Since we agree with Supreme Court that factual issues have been raised concerning plaintiff’s allegations of negligence, the order must be affirmed.

. Conversely, the fact that land, which is otherwise unsuitable for a listed recreational activity, is located in an undeveloped wilderness area should not render the statute applicable.

. While the repeal of former Conservation Law § 370 and its reenactment as General Obligations Law § 9-103 was not intended to effect a change in the law as it then existed (General Obligations Law § 1-201), any inference to be drawn from the context of the statute in the former Conservation Law is no longer available with respect to the construction of the statute as amended after its transfer to the General Obligations Law.

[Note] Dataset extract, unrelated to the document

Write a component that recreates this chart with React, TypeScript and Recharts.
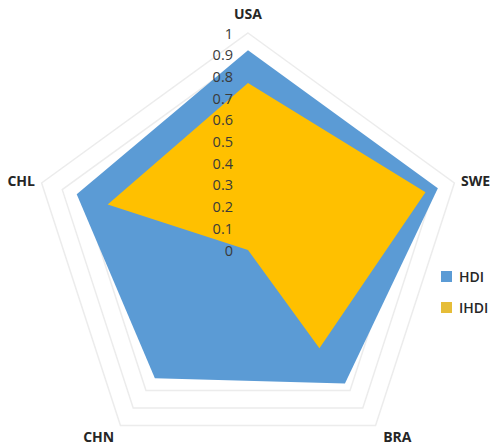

. In Sega v State of New York (60 NY2d 183, 186), the protection afforded by General Obligations Law § 9-103 was held to be "available to the State itself when no fee is charged for pursuing [the listed] activities on publicly owned property”. The Ferres and Sega cases can be reconciled by examining the respective roles of the governmental landowners (see, Governor's Bill Jacket, L 1956, ch 842). In Ferres v City of New Rochelle (68 NY2d 446), the City of New Rochelle was not only the owner of land held open to the public, but it also operated, supervised and maintained various public recreational facilities in its public park. In Sega, on the other hand, the State was merely a landowner which held its land open to the public; the land contained a camping ground with limited improvements and the area was largely unsupervised.